Of course, this is not entirely a good thing; there is a reason that “mob justice” has negative connotations.

2 COMMENTS

  1. The key issue is, as stated, that people “confuse the ease of access to information on the Internet with the right to use that information”.
    Some people need to have that tatooed on their foreheads.
    Whether it’s “remixing”, outright plagiarism, or all-out piracy people need to understand it is *not* okay; there are real humans getting hurt to one extent or another behind that copyright. Some can afford it, most cannot.

    Just because something *can* be done, doesn’t mean it *should* be done.
    Might does *not* make right.

    In this case, there is a secondary lesson: the mob got riled up because, mistakenly or not, people expect published facts to be vetted and verified. They trust their chosen information sources. When they find themselves willfully deceived, they tend to get angry. At themselves for being fooled and at the source.

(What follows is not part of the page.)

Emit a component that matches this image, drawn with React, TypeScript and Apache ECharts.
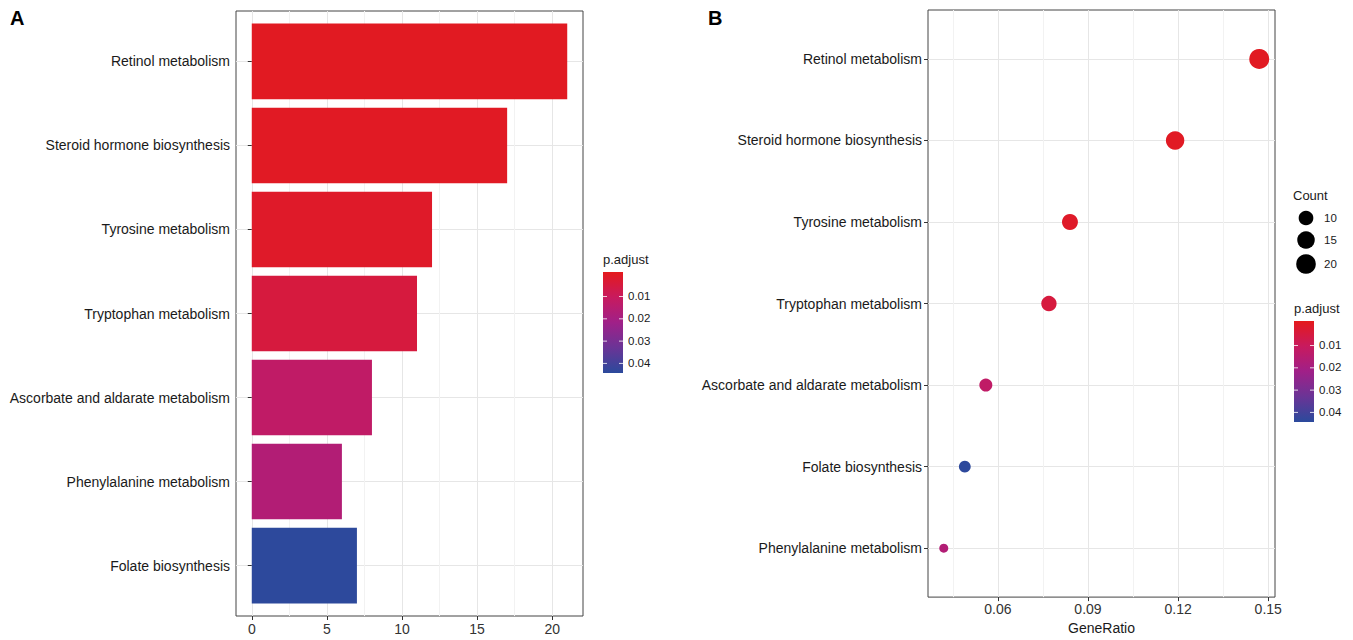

    Which, considering the state of the mainstream media out there today, explains why there are so many angry people. 🙂

    These are not happy days.

  2. This is just a replay of the problems that the Internet exacerbate with irresponsible “journalists”. We have quickly forgotten Andrew Breithaupt and his faked video of Shirley Sherrod, which cost her her job and which was done to further an ideological cause at all costs. It wasn’t even an honest error but a deliberate falsification of the truth (which Breithaupt has expressed no regret over; when the farmer and his wife came forward to support Sherrod, Breithaupt’s response was to question whether the woman claiming to be the wife was really the farmer’s wife).

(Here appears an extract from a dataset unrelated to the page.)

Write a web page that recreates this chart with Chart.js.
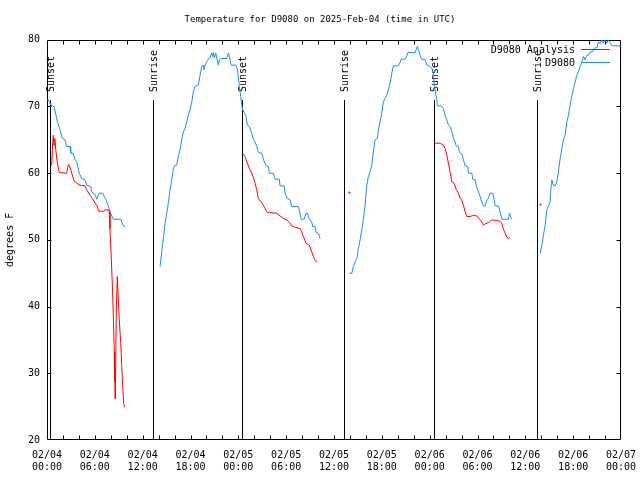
<!DOCTYPE html>
<html>
<head>
<meta charset="utf-8">
<script src="https://cdn.jsdelivr.net/npm/chart.js@4.4.1/dist/chart.umd.min.js"></script>
<style>
html,body{margin:0;padding:0;background:#fff;}
canvas{display:block;}
</style>
</head>
<body>
<canvas id="c" width="640" height="480"></canvas>
<script>
// ---------- data ----------
const chartTitle = 'Temperature for D9080 on 2025-Feb-04 (time in UTC)';
const yAxisTitle = 'degrees F';
const analysisLabel = 'D9080 Analysis';
const stationLabel = 'D9080';

// x tick labels (every 6 hours from 02/04 00:00)
const xTickDates = ['02/04','02/04','02/04','02/04','02/05','02/05','02/05','02/05','02/06','02/06','02/06','02/06','02/07'];
const xTickTimes = ['00:00','06:00','12:00','18:00','00:00','06:00','12:00','18:00','00:00','06:00','12:00','18:00','00:00'];

// sunrise / sunset markers (hours since 02/04 00:00 UTC)
const sunHours  = [0.42, 13.33, 24.5, 37.3, 48.6, 61.42];
const sunLabels = ['Sunset','Sunrise','Sunset','Sunrise','Sunset','Sunrise'];

// D9080 Analysis (hours since 02/04 00:00, degrees F); null = gap
const analysisHours = [
  0.46,0.6,0.67,0.79,0.88,0.98,1.1,1.3,1.54,2.47,2.67,2.8,3.1,3.42,3.72,4.14,4.77,4.98,5.4,5.69,5.94,6.23,6.52,7.06,7.28,7.69,7.82,7.9,8.07,8.22,8.34,8.44,8.49,8.53,8.57,8.7,8.82,8.95,9.07,9.25,9.37,9.5,9.62,9.75,
  11,
  24.63,24.84,25.13,25.38,25.68,25.97,26.31,26.51,26.94,27.35,27.64,28.82,29.23,29.65,30.08,30.49,30.7,31.12,31.74,31.96,32.16,32.5,32.91,33.21,33.41,33.63,33.91,
  35, 37.93, 40,
  48.68,49.31,49.72,49.94,50.15,50.35,50.56,50.78,51.07,51.32,51.61,51.82,52.03,52.23,52.45,52.66,53.07,53.49,53.91,54.24,54.54,54.74,54.96,55.37,55.8,56.42,56.84,57.05,57.25,57.47,57.68,57.88,58.0,
  60, 61.9
];
const analysisTemps = [
  61.2,61.2,63.6,65.7,64.2,65.2,63.5,61.5,60.1,60.0,61.3,61.2,60.0,58.8,58.5,58.2,58.1,57.5,56.7,56.2,55.7,55.2,54.3,54.3,54.5,54.5,54.2,51.7,47.1,42.5,37.7,33.2,28.7,30.8,26.2,39.8,44.5,41.0,38.0,34.5,31.3,28.0,25.5,24.9,
  null,
  62.9,62.5,61.5,60.7,60.0,59.1,57.5,56.2,55.6,54.7,54.1,54.0,53.6,53.2,53.0,52.5,52.1,51.9,51.7,51.2,50.5,49.5,49.2,48.2,47.5,46.9,46.7,
  null, 57.1, null,
  64.5,64.5,64.2,63.7,62.7,61.5,60.2,58.7,58.5,57.6,57.0,56.2,56.0,55.2,54.2,53.5,53.5,53.7,53.6,53.1,52.7,52.2,52.4,52.6,53.0,52.9,52.8,52.5,51.6,51.0,50.4,50.2,50.4,
  null, 55.3
];

// D9080 station observations
const stationHours = [
  0,0.16,0.5,0.88,1.13,1.29,1.5,1.71,1.92,2.26,2.47,2.89,2.97,3.3,3.43,3.73,3.85,4.05,4.35,4.77,4.98,5.48,5.61,6.02,6.23,6.56,6.98,7.4,7.69,7.9,8.32,9.25,9.57,9.79,
  11,
  14.18,14.39,14.59,14.81,15.02,15.22,15.43,15.65,15.85,16.06,16.27,16.47,16.69,16.9,17.1,17.31,17.53,17.73,17.94,18.16,18.36,18.57,18.98,19.2,19.41,19.61,19.7,19.82,20.04,20.24,20.45,20.66,20.79,20.87,20.99,21.17,21.29,21.49,21.62,21.79,22.55,22.75,22.87,23.09,23.71,23.88,24.0,24.13,24.3,24.43,24.55,24.72,24.93,25.13,25.38,
  25.68,25.88,26.1,26.31,26.51,26.94,27.14,27.48,27.77,27.89,28.39,28.61,29.15,29.23,29.74,29.86,30.15,30.49,30.7,31.53,31.74,31.87,32.25,32.5,32.66,32.91,33.21,33.34,33.63,33.75,34.04,34.25,
  36,
  37.93,38.23,38.43,38.65,38.86,39.06,39.27,39.49,39.69,39.9,40.11,40.31,40.53,40.74,40.94,41.15,41.44,41.57,41.78,41.99,42.2,42.41,42.62,42.82,43.04,43.25,43.45,44.08,44.29,44.42,44.92,45.13,45.26,46.17,46.46,46.59,46.8,47.01,47.43,47.64,47.97,48.27,48.4,48.5,48.6,48.75,48.9,48.97,49.44,
  49.72,49.94,50.15,50.35,50.56,50.85,50.98,51.19,51.32,51.61,51.73,52.03,52.23,52.45,52.79,52.86,53.29,53.41,53.7,53.83,54.12,54.33,54.54,54.74,54.96,55.17,55.37,55.58,55.92,56.09,56.21,56.63,56.84,57.05,57.88,58.0,58.18,58.31,
  60,
  61.86,62.07,62.27,62.48,62.7,62.9,63.11,63.24,63.32,63.53,63.74,63.95,64.15,64.37,64.58,64.78,64.99,65.21,65.41,65.62,65.83,66.04,66.25,66.46,66.66,66.88,67.09,67.29,67.5,67.72,67.92,68.13,68.42,68.54,68.76,68.97,69.17,69.39,69.6,69.8,70.01,70.23,70.43,70.65,70.86,71.06,71.95
];
const stationTemps = [
  71,71,70.2,70,68.7,67.8,67,66.2,65.2,65,64,64,63,63,62.2,61.7,61,60,59.2,59,58.2,58,57.2,56.8,56.1,57,57,56,55.1,54.2,53.1,53.1,52.1,52,
  null,
  46,48.2,50.2,52.5,54,55.5,57.5,59,60.7,61.2,61.2,62.5,63.5,65,66.2,66.7,67.7,68.7,69.5,70.7,72.2,73,73.2,74.7,76,76.2,75.5,76.2,76.7,77.1,77.3,78,77.5,78.1,77.3,78,77.3,76.2,77,77.2,77.2,78,77.5,76.2,76.2,75.5,74.5,73,71.5,70.2,69.5,69.1,68.7,67.2,67,
  66,65.1,64.7,64,63.1,63,62.1,61.1,61,60,60,59.1,59.1,58.1,58.1,57,56.2,56,55,55,54,53.1,53.1,54,54,53.1,52.7,52,52,51.1,51,50.2,
  null,
  45,45,46,46.7,47.2,48.7,50,51.5,53.2,55.2,58.2,59.5,60.2,61.2,63.2,65,65.2,66.5,67.7,69,70.7,71.2,71.7,72.5,73.5,75,76.1,76.1,76.6,77.1,77.1,77.6,78.1,78.1,79,78.5,77.7,77.1,77,76.2,76.1,75.7,75.2,74.5,73,72,71,70.1,70.1,
  69.7,68.7,68,67.2,67,66,65.2,64.7,64.1,64,63.1,62.9,62,61.1,61,60,60,59.1,59,58.2,57.2,56.5,55.7,55.1,55.1,56,56.2,57,57,56,55.1,55.1,54.2,53.1,53.1,54,53.4,53.1,
  null,
  48,49.2,50.7,52.2,54.5,55.1,55.7,58.2,59,58.2,58.1,58.7,60.2,62.2,63.7,65,65.7,67.7,68.7,70.2,71.5,72.7,73.7,74.7,75.2,76,76.7,77.5,77,77.7,77.7,78.2,78.2,78.5,78.8,78.8,79.7,79.4,80,79.5,80,79.5,80,79.5,79.1,79.1,79.1
];

const analysisColor = '#ff0000';
const stationColor = '#1e88ff';

// ---------- helpers ----------
function toPoints(hours, temps) {
  return hours.map((h, i) => ({ x: h, y: temps[i] }));
}
function isolatedRadius(ctx) {
  const d = ctx.dataset.data, i = ctx.dataIndex;
  const p = d[i - 1], n = d[i + 1];
  const pv = p && p.y != null, nv = n && n.y != null;
  return (!pv && !nv && d[i] && d[i].y != null) ? 1 : 0;
}

const FONT = "'DejaVu Sans Mono', 'Liberation Mono', monospace";
Chart.defaults.font.family = FONT;
Chart.defaults.font.size = 10;
Chart.defaults.color = '#000';

const frameAndSun = {
  id: 'frameAndSun',
  beforeDatasetsDraw(chart) {
    const { ctx, chartArea: a, scales: { x, y } } = chart;
    const L = Math.round(a.left) + 0.5, R = Math.round(a.right) - 0.5;
    const T = Math.round(a.top) + 0.5, B = Math.round(a.bottom) - 0.5;
    ctx.save();
    ctx.strokeStyle = '#000';
    ctx.lineWidth = 1;
    ctx.beginPath();
    ctx.rect(L, T, R - L, B - T);
    const minorStep = 2;
    for (let h = x.min + minorStep; h < x.max; h += minorStep) {
      const px = Math.round(x.getPixelForValue(h)) + 0.5;
      ctx.moveTo(px, B); ctx.lineTo(px, B - 4);
      ctx.moveTo(px, T); ctx.lineTo(px, T + 4);
    }
    y.ticks.forEach(t => {
      if (t.value <= y.min || t.value >= y.max) return;
      const py = Math.round(y.getPixelForValue(t.value)) + 0.5;
      ctx.moveTo(L, py); ctx.lineTo(L + 4, py);
      ctx.moveTo(R, py); ctx.lineTo(R - 4, py);
    });
    ctx.stroke();

    // sunrise / sunset lines and labels
    const lineTop = Math.round(y.getPixelForValue(71));
    ctx.beginPath();
    sunHours.forEach(h => {
      const px = Math.round(x.getPixelForValue(h)) + 0.5;
      ctx.moveTo(px, lineTop); ctx.lineTo(px, B);
    });
    ctx.stroke();
    ctx.fillStyle = '#000';
    ctx.font = '10px ' + FONT;
    ctx.textAlign = 'left';
    ctx.textBaseline = 'middle';
    sunHours.forEach((h, i) => {
      const px = Math.round(x.getPixelForValue(h)) + 1;
      ctx.save();
      ctx.translate(px, lineTop - 8);
      ctx.rotate(-Math.PI / 2);
      ctx.fillText(sunLabels[i], 0, 0);
      ctx.restore();
    });
    ctx.restore();
  },
  afterDatasetsDraw(chart) {
    const { ctx, chartArea: a } = chart;
    ctx.save();
    ctx.font = '10px ' + FONT;
    ctx.textAlign = 'right';
    ctx.textBaseline = 'middle';
    ctx.fillStyle = '#000';
    ctx.lineWidth = 1;
    chart.data.datasets.forEach((ds, i) => {
      const yy = Math.round(a.top + 10 + i * 13) - 0.5;
      ctx.fillText(ds.label, a.right - 46, yy + 1);
      ctx.strokeStyle = ds.borderColor;
      ctx.beginPath();
      ctx.moveTo(a.right - 40, yy);
      ctx.lineTo(a.right - 11, yy);
      ctx.stroke();
    });
    ctx.restore();
  }
};

new Chart(document.getElementById('c'), {
  type: 'line',
  data: {
    datasets: [
      {
        label: analysisLabel,
        data: toPoints(analysisHours, analysisTemps),
        borderColor: analysisColor,
        backgroundColor: analysisColor,
        borderWidth: 1,
        pointRadius: isolatedRadius,
        pointBorderWidth: 0,
        pointBackgroundColor: analysisColor,
        pointHoverRadius: 0,
        tension: 0,
        fill: false,
        spanGaps: false
      },
      {
        label: stationLabel,
        data: toPoints(stationHours, stationTemps),
        borderColor: stationColor,
        backgroundColor: stationColor,
        borderWidth: 1,
        pointRadius: isolatedRadius,
        pointBorderWidth: 0,
        pointBackgroundColor: stationColor,
        pointHoverRadius: 0,
        tension: 0,
        fill: false,
        spanGaps: false
      }
    ]
  },
  options: {
    responsive: false,
    animation: false,
    devicePixelRatio: 1,
    events: [],
    layout: { padding: 0 },
    plugins: {
      legend: { display: false },
      tooltip: { enabled: false },
      title: {
        display: true,
        text: chartTitle,
        color: '#000',
        font: { size: 9, weight: 'normal', family: FONT, lineHeight: 1.2 },
        padding: { top: 14, bottom: 15 }
      }
    },
    scales: {
      x: {
        type: 'linear',
        position: 'bottom',
        min: 0,
        max: 72,
        grid: { display: false, drawTicks: false },
        border: { display: false },
        afterFit(scale) { scale.height = 40; scale.paddingLeft = 0; scale.paddingRight = 0; },
        ticks: {
          stepSize: 6,
          autoSkip: false,
          maxRotation: 0,
          minRotation: 0,
          padding: 9,
          font: { size: 10, family: FONT, lineHeight: 1.2 },
          callback: (v) => { const i = Math.round(v / 6); return [xTickDates[i], xTickTimes[i]]; }
        }
      },
      y: {
        type: 'linear',
        position: 'left',
        min: 20,
        max: 80,
        grid: { display: false, drawTicks: false },
        border: { display: false },
        afterFit(scale) { scale.width = 47; },
        ticks: { stepSize: 10, padding: 7, font: { size: 10, family: FONT } },
        title: {
          display: true,
          text: yAxisTitle,
          color: '#000',
          font: { size: 10, family: FONT, lineHeight: 1.2 },
          padding: { top: 4, bottom: 0 }
        }
      },
      yRight: {
        type: 'linear',
        position: 'right',
        display: true,
        min: 20,
        max: 80,
        grid: { display: false, drawTicks: false },
        border: { display: false },
        ticks: { display: false },
        afterFit(scale) { scale.width = 19; }
      }
    }
  },
  plugins: [frameAndSun]
});
</script>
</body>
</html>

    We have become a culture of theft and falsification when it comes to “news” and “journalism”. I suspect that Griggs’ subsequent regrets are only because of the threat to the continuance to her magazine. What she needs to do is reach out to those who believe information should be free and rally support, which is the typical response expected today. Because people are expected to be and are treated like thieves (witness DRM), people fullfill expectations but do not confine them to one area.